• _Aim_: Gather every line that includes the word "with", please.

# Start of Excerpted records

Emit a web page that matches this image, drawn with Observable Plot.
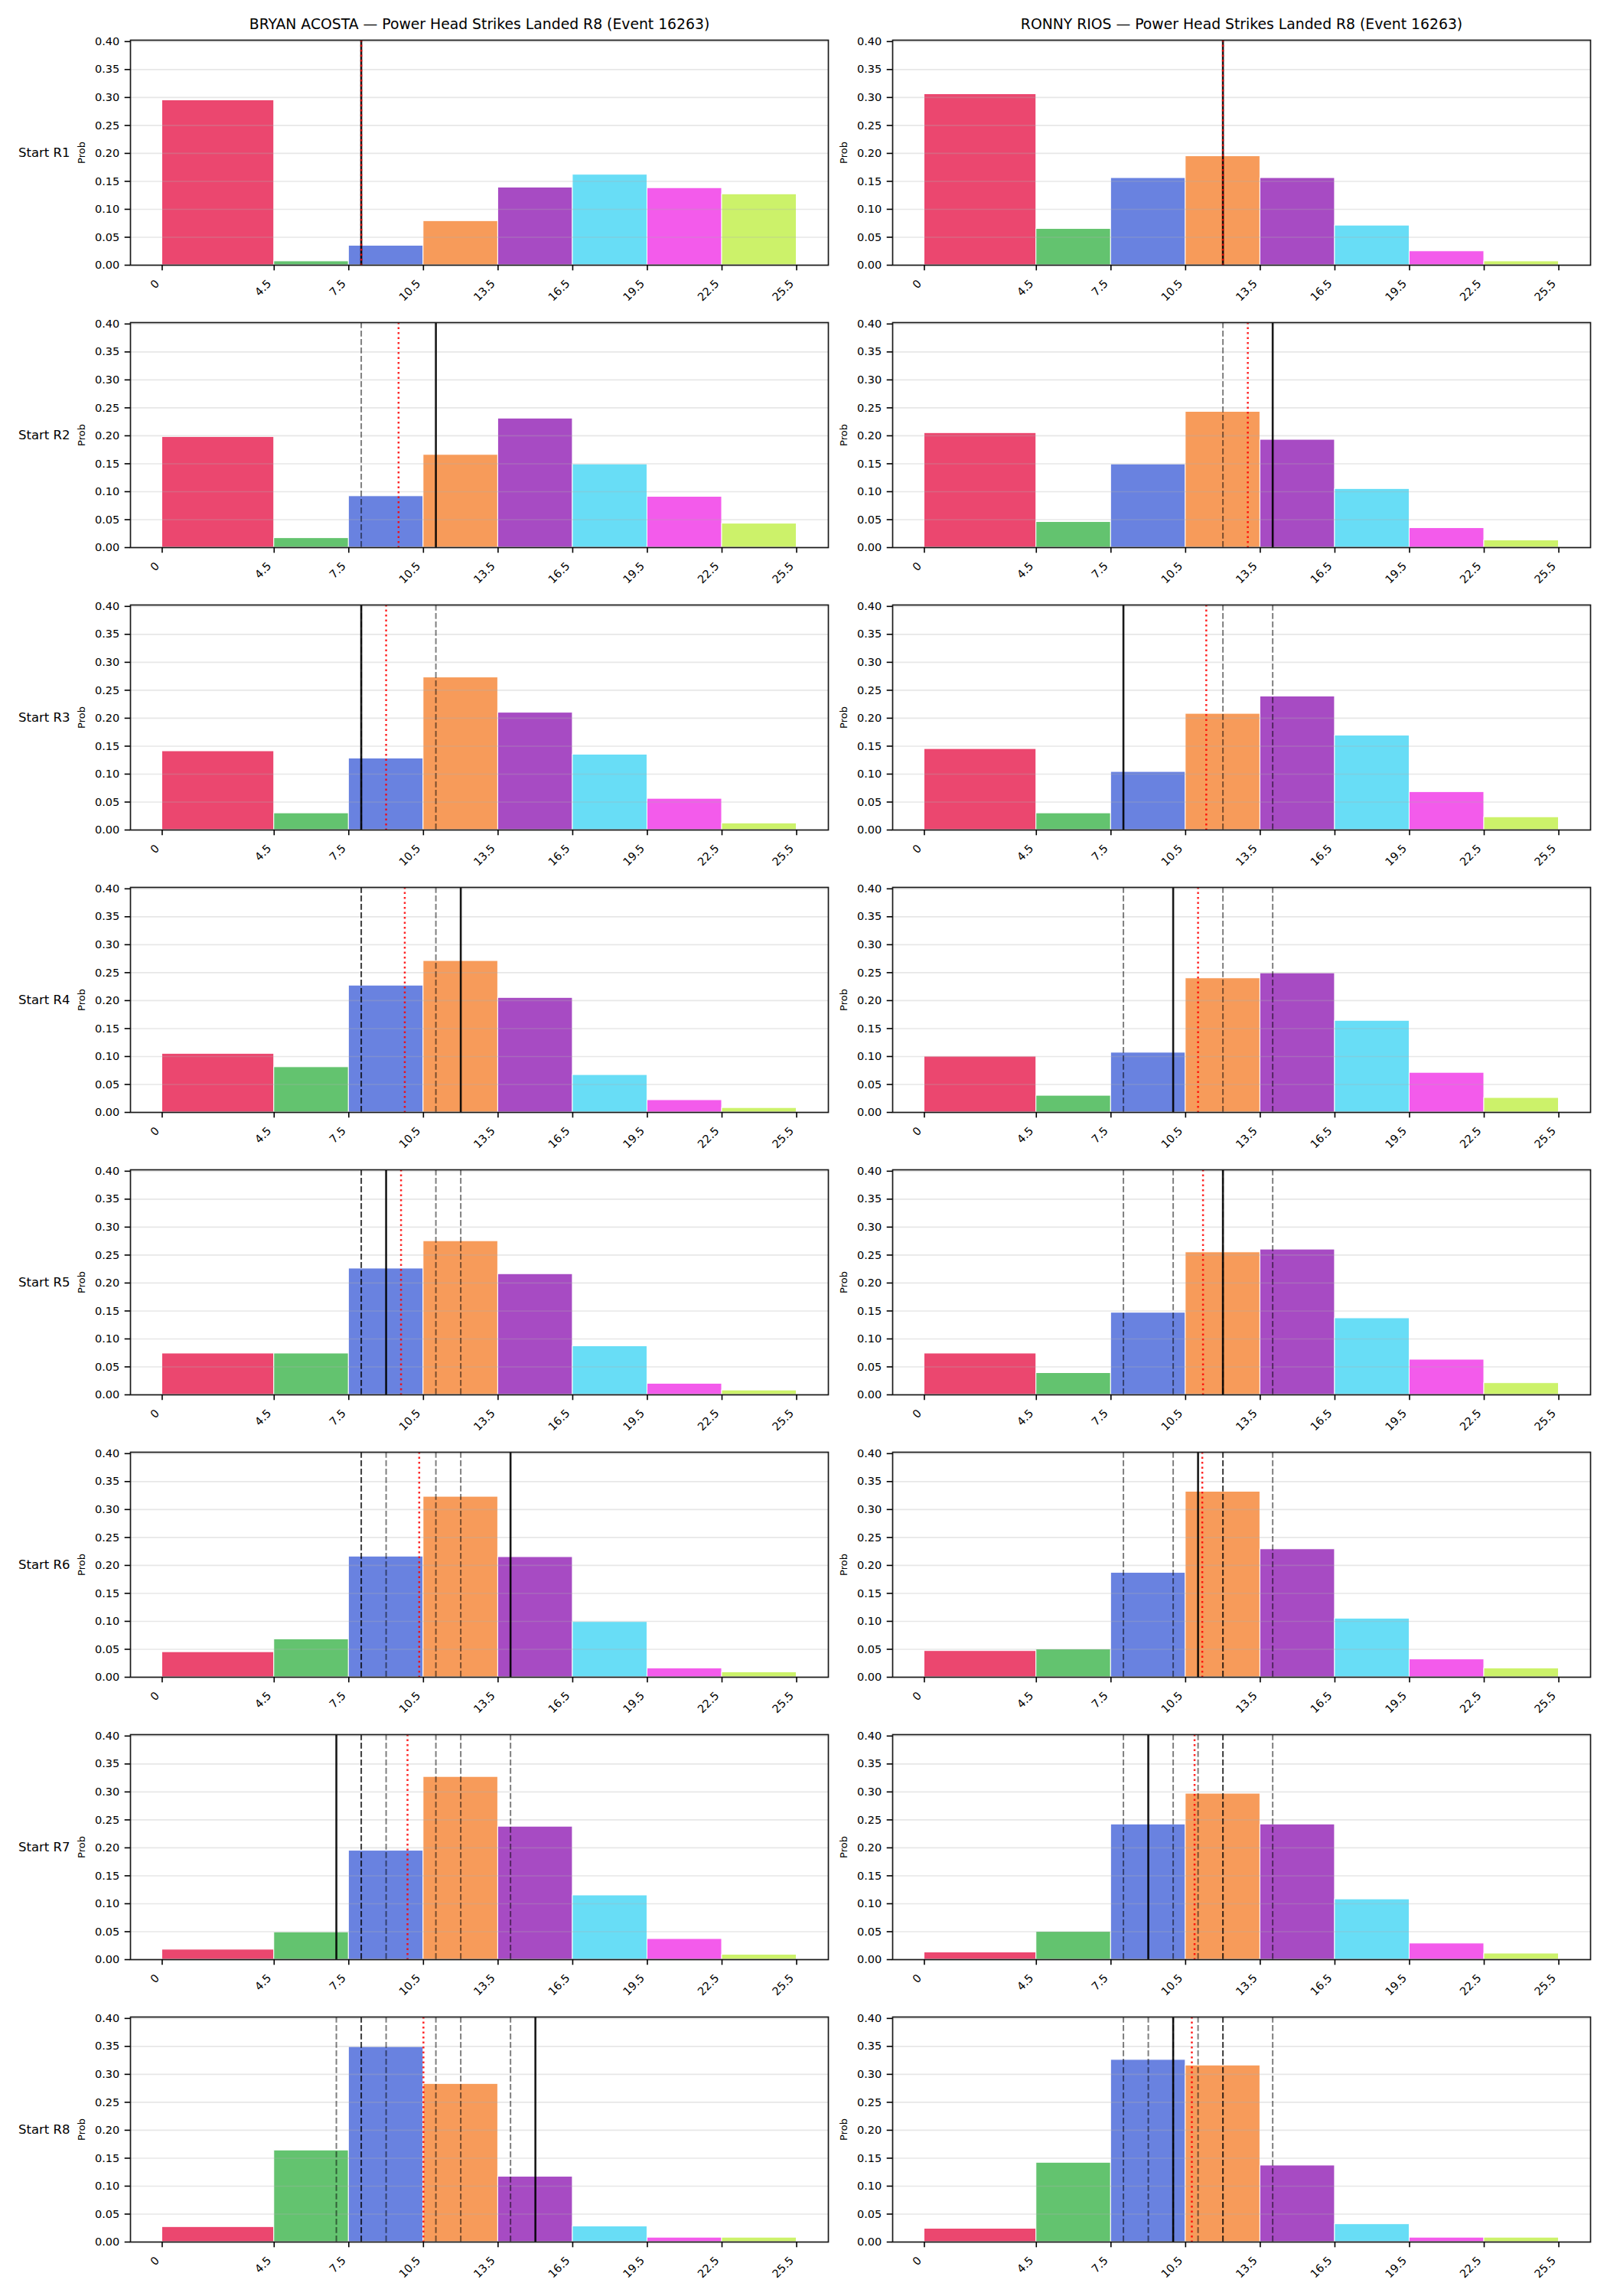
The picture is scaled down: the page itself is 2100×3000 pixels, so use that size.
<!DOCTYPE html>
<html><head><meta charset="utf-8">
<script src="https://cdn.jsdelivr.net/npm/d3@7"></script>
<script src="https://cdn.jsdelivr.net/npm/@observablehq/plot@0.6"></script>
<style>
body{margin:0;background:#fff;}
#fig{position:relative;width:2100px;height:3000px;background:#fff;font-family:"DejaVu Sans",sans-serif;}
#fig svg{position:absolute;overflow:visible;}
</style></head><body><div id="fig"></div>
<script>
// ---- data ----
const binEdges = [0, 4.5, 7.5, 10.5, 13.5, 16.5, 19.5, 22.5, 25.5];
const xTickLabels = ["0", "4.5", "7.5", "10.5", "13.5", "16.5", "19.5", "22.5", "25.5"];
const yTicks = [0, 0.05, 0.10, 0.15, 0.20, 0.25, 0.30, 0.35, 0.40];
const binColors = ["#e6194B", "#3cb44b", "#4363d8", "#f58231", "#911eb4", "#42d4f4", "#f032e6", "#bfef45"];
const rounds = ["R1", "R2", "R3", "R4", "R5", "R6", "R7", "R8"];

const acostaName = "BRYAN ACOSTA";
const riosName = "RONNY RIOS";
const statTitle = "Power Head Strikes Landed R8 (Event 16263)";

const acostaProbs = [
  [0.295, 0.007, 0.035, 0.079, 0.139, 0.162, 0.138, 0.127],
  [0.198, 0.017, 0.092, 0.166, 0.231, 0.149, 0.091, 0.043],
  [0.141, 0.030, 0.128, 0.273, 0.210, 0.135, 0.056, 0.012],
  [0.105, 0.081, 0.227, 0.271, 0.205, 0.067, 0.022, 0.008],
  [0.074, 0.074, 0.226, 0.275, 0.216, 0.087, 0.020, 0.008],
  [0.045, 0.068, 0.216, 0.323, 0.215, 0.099, 0.016, 0.009],
  [0.018, 0.049, 0.195, 0.327, 0.238, 0.115, 0.037, 0.009],
  [0.027, 0.164, 0.349, 0.283, 0.117, 0.028, 0.008, 0.008]
];
const riosProbs = [
  [0.306, 0.065, 0.156, 0.195, 0.156, 0.071, 0.025, 0.007],
  [0.205, 0.046, 0.149, 0.243, 0.193, 0.105, 0.035, 0.013],
  [0.145, 0.030, 0.104, 0.208, 0.239, 0.169, 0.068, 0.023],
  [0.100, 0.030, 0.107, 0.240, 0.249, 0.164, 0.071, 0.026],
  [0.074, 0.039, 0.147, 0.255, 0.260, 0.137, 0.063, 0.021],
  [0.047, 0.050, 0.187, 0.332, 0.229, 0.105, 0.032, 0.016],
  [0.013, 0.050, 0.242, 0.297, 0.242, 0.108, 0.029, 0.011],
  [0.024, 0.142, 0.326, 0.316, 0.137, 0.032, 0.008, 0.008]
];
// current line (solid black), running average (red dotted)
const acostaLine = [8, 11, 8, 12, 9, 14, 7, 15];
const acostaAvg  = [8.0, 9.5, 9.0, 9.75, 9.6, 10.33, 9.86, 10.5];
const riosLine   = [12, 14, 8, 10, 12, 11, 9, 10];
const riosAvg    = [12.0, 13.0, 11.33, 11.0, 11.2, 11.17, 10.86, 10.75];

// ---- layout ----
const FRAME_TOP0 = 52, PITCH = 369, FRAME_H = 294, MT = 20, MB = 55;
const FONT = "DejaVu Sans";
const columns = [
  {name: acostaName, probs: acostaProbs, line: acostaLine, avg: acostaAvg, left: 0, width: 1100, ml: 170, mr: 18, rowLabels: true},
  {name: riosName, probs: riosProbs, line: riosLine, avg: riosAvg, left: 1100, width: 1000, ml: 66, mr: 22, rowLabels: false}
];
const fig = document.getElementById("fig");

for (const col of columns) {
  rounds.forEach((r, i) => {
    const bars = binColors.map((c, j) => ({x1: binEdges[j], x2: binEdges[j + 1], y: col.probs[i][j], color: c}));
    const prev = col.line.slice(0, i);
    const marks = [
      Plot.rectY(bars, {x1: "x1", x2: "x2", y: "y", fill: "color", fillOpacity: 0.8, stroke: "white", strokeWidth: 1}),
      Plot.gridY(yTicks, {stroke: "#b0b0b0", strokeOpacity: 0.3, strokeWidth: 1.6}),
      Plot.ruleX(prev, {stroke: "black", strokeOpacity: 0.5, strokeWidth: 2, strokeDasharray: "7.7,3.3"}),
      Plot.ruleX([col.line[i]], {stroke: "black", strokeOpacity: 0.9, strokeWidth: 2.6}),
      Plot.ruleX([col.avg[i]], {stroke: "red", strokeOpacity: 0.85, strokeWidth: 2.5, strokeDasharray: "2.5,4"}),
      Plot.frame({stroke: "#1a1a1a", strokeWidth: 1.7}),
      Plot.axisY(yTicks, {tickSize: 7.3, tickPadding: 7, tickFormat: d => d.toFixed(2), fontSize: 14.5, label: null, strokeWidth: 1.6}),
      Plot.axisX(binEdges, {tickSize: 7.3, fill: "none", label: null, strokeWidth: 1.6}),
      Plot.text(binEdges, {x: d => d, text: xTickLabels, frameAnchor: "bottom", rotate: -45, textAnchor: "end", lineAnchor: "bottom", dx: -3, dy: 25, fontSize: 14.5, fill: "black"}),
      Plot.text(["Prob"], {frameAnchor: "left", dx: -63.4, rotate: -90, textAnchor: "middle", lineAnchor: "middle", fontSize: 13, fill: "black"})
    ];
    if (i === 0) marks.push(Plot.text([`${col.name} — ${statTitle}`], {frameAnchor: "top", dy: -15, lineAnchor: "bottom", fontSize: 18.8, fill: "black"}));
    if (col.rowLabels) marks.push(Plot.text([`Start ${r}`], {frameAnchor: "left", dx: -79, textAnchor: "end", lineAnchor: "middle", fontSize: 16.5, fill: "black"}));
    const svg = Plot.plot({
      width: col.width,
      height: MT + FRAME_H + MB,
      marginTop: MT, marginBottom: MB, marginLeft: col.ml, marginRight: col.mr,
      x: {domain: [-1.275, 26.775]},
      y: {domain: [0, 0.4025]},
      color: {type: "identity"},
      style: {background: "transparent", overflow: "visible", fontFamily: FONT, color: "black"},
      marks
    });
    svg.style.left = col.left + "px";
    svg.style.top = (FRAME_TOP0 - MT + i * PITCH) + "px";
    fig.appendChild(svg);
  });
}
</script></body></html>
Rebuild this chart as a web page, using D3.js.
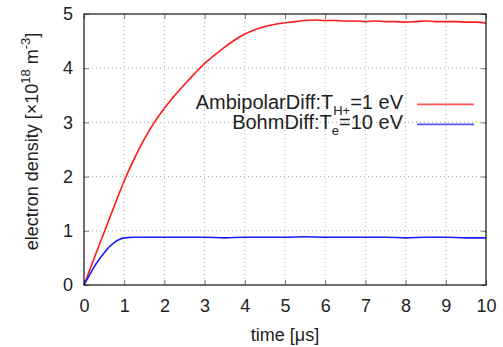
<!DOCTYPE html>
<html>
<head>
<meta charset="utf-8">
<script src="https://cdn.jsdelivr.net/npm/d3@7"></script>
<style>
  body { margin: 0; background: #fff; }
  text { font-family: "Liberation Sans", Arial, sans-serif; fill: #222; }
</style>
</head>
<body>
<div id="chart"></div>
<script>
// Data (time in microseconds, density in 1e18 m^-3)
var ambiTime = [0, 0.25, 0.5, 0.75, 1, 1.25, 1.5, 1.75, 2, 2.25, 2.5, 2.75, 3, 3.25, 3.5, 3.75, 4,
                4.25, 4.5, 4.75, 5, 5.25, 5.5, 5.75, 6, 6.25, 6.5, 6.75, 7, 7.25, 7.5, 7.75, 8,
                8.25, 8.5, 8.75, 9, 9.25, 9.5, 9.75, 10];
var ambiDensity = [0, 0.49, 0.97, 1.45, 1.92, 2.33, 2.69, 3.00, 3.26, 3.49, 3.70, 3.90, 4.09, 4.24, 4.39, 4.52, 4.63,
                   4.71, 4.77, 4.81, 4.84, 4.86, 4.88, 4.89, 4.88, 4.88, 4.87, 4.87, 4.86, 4.87, 4.86, 4.86, 4.85,
                   4.86, 4.87, 4.86, 4.86, 4.86, 4.85, 4.85, 4.83];

var bohmTime = [0, 0.125, 0.25, 0.375, 0.5, 0.625, 0.75, 0.875, 1, 1.25, 1.5, 2, 2.5, 3, 3.5, 4, 4.5,
                5, 5.5, 6, 6.5, 7, 7.5, 8, 8.5, 9, 9.5, 10];
var bohmDensity = [0, 0.17, 0.33, 0.47, 0.59, 0.70, 0.78, 0.84, 0.87, 0.88, 0.88, 0.88, 0.88, 0.88, 0.87, 0.88, 0.88,
                   0.88, 0.89, 0.88, 0.88, 0.88, 0.88, 0.87, 0.88, 0.88, 0.87, 0.87];

var xTicks = [0, 1, 2, 3, 4, 5, 6, 7, 8, 9, 10];
var yTicks = [0, 1, 2, 3, 4, 5];

var svgWidth = 503;
var svgHeight = 347;

var margins = {
    top: 14,
    right: 17,
    bottom: 62,
    left: 84
};

var width = svgWidth - margins.left - margins.right;
var height = svgHeight - margins.top - margins.bottom;

var svg = d3.select("#chart")
            .append("svg")
            .attr("width", svgWidth)
            .attr("height", svgHeight);

var chartGroup = svg.append("g")
                    .attr("transform", `translate(${margins.left}, ${margins.top})`);

var xScale = d3.scaleLinear().domain([0, 10]).range([0, width]);
var yScale = d3.scaleLinear().domain([0, 5]).range([height, 0]);

// Dotted grid
chartGroup.append("g")
    .selectAll("line")
    .data(xTicks.slice(1, -1))
    .enter()
    .append("line")
    .attr("x1", d => xScale(d)).attr("x2", d => xScale(d))
    .attr("y1", 0).attr("y2", height)
    .attr("stroke", "#aaa")
    .attr("stroke-width", 1)
    .attr("stroke-dasharray", "1,3");

chartGroup.append("g")
    .selectAll("line")
    .data(yTicks.slice(1, -1))
    .enter()
    .append("line")
    .attr("x1", 0).attr("x2", width)
    .attr("y1", d => yScale(d)).attr("y2", d => yScale(d))
    .attr("stroke", "#aaa")
    .attr("stroke-width", 1)
    .attr("stroke-dasharray", "1,3");

// Axes with inward ticks (gnuplot style, mirrored)
var bottomAxis = d3.axisBottom(xScale).tickValues(xTicks).tickSize(-5).tickPadding(14).tickFormat(d3.format("d"));
var topAxis = d3.axisTop(xScale).tickValues(xTicks).tickSize(-5).tickFormat("");
var leftAxis = d3.axisLeft(yScale).tickValues(yTicks).tickSize(-5).tickPadding(11).tickFormat(d3.format("d"));
var rightAxis = d3.axisRight(yScale).tickValues(yTicks).tickSize(-5).tickFormat("");

function styleAxis(g) {
    g.select(".domain").remove();
    g.selectAll(".tick line").attr("stroke", "#777").attr("stroke-width", 1);
    g.selectAll(".tick text")
        .attr("font-size", "18px")
        .attr("font-family", "'Liberation Sans', Arial, sans-serif")
        .attr("fill", "#222");
}

chartGroup.append("g").attr("transform", `translate(0,${height})`).call(bottomAxis).call(styleAxis);
chartGroup.append("g").call(topAxis).call(styleAxis);
chartGroup.append("g").call(leftAxis).call(styleAxis);
chartGroup.append("g").attr("transform", `translate(${width},0)`).call(rightAxis).call(styleAxis);

// Curves
var line = d3.line()
    .x(d => xScale(d[0]))
    .y(d => yScale(d[1]))
    .curve(d3.curveMonotoneX);

chartGroup.append("path")
    .datum(d3.zip(ambiTime, ambiDensity))
    .attr("d", line)
    .attr("fill", "none")
    .attr("stroke", "#ff1a1a")
    .attr("stroke-width", 1.6);

chartGroup.append("path")
    .datum(d3.zip(bohmTime, bohmDensity))
    .attr("d", line)
    .attr("fill", "none")
    .attr("stroke", "#1a1aff")
    .attr("stroke-width", 1.6);

// Frame
chartGroup.append("rect")
    .attr("x", 0).attr("y", 0)
    .attr("width", width).attr("height", height)
    .attr("fill", "none")
    .attr("stroke", "#111")
    .attr("stroke-width", 1.2);

// Legend
var legend = svg.append("g");
var legendRows = [
    { main: "AmbipolarDiff:T", sub: "H+", rest: "=1 eV", color: "#ff5555", y: 108.7 },
    { main: "BohmDiff:T", sub: "e", rest: "=10 eV", color: "#5555ff", y: 128.7 }
];

legendRows.forEach(function(row) {
    var t = legend.append("text")
        .attr("x", 403)
        .attr("y", row.y)
        .attr("text-anchor", "end")
        .attr("font-size", "20px");
    t.append("tspan").text(row.main);
    t.append("tspan").attr("font-size", "13px").attr("dy", 6).text(row.sub);
    t.append("tspan").attr("dy", -6).text(row.rest);

    legend.append("line")
        .attr("x1", 417).attr("x2", 474)
        .attr("y1", row.y - 4.3).attr("y2", row.y - 4.3)
        .attr("stroke", row.color)
        .attr("stroke-width", 1.8);
});

// Axis titles
svg.append("text")
    .attr("x", margins.left + width / 2)
    .attr("y", 341)
    .attr("text-anchor", "middle")
    .attr("font-size", "18px")
    .text("time [μs]");

var yTitle = svg.append("text")
    .attr("transform", "translate(38, 141.5) rotate(-90)")
    .attr("text-anchor", "middle")
    .attr("font-size", "18px");
yTitle.append("tspan").text("electron density [×10");
yTitle.append("tspan").attr("font-size", "13px").attr("dy", -8).text("18");
yTitle.append("tspan").attr("dy", 8).text(" m");
yTitle.append("tspan").attr("font-size", "13px").attr("dy", -8).text("-3");
yTitle.append("tspan").attr("dy", 8).text("]");
</script>
</body>
</html>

# End of Excerpted records

• _Output_:
Emit a web page that matches this image, drawn with Observable Plot.
// Axes with inward ticks (gnuplot style, mirrored)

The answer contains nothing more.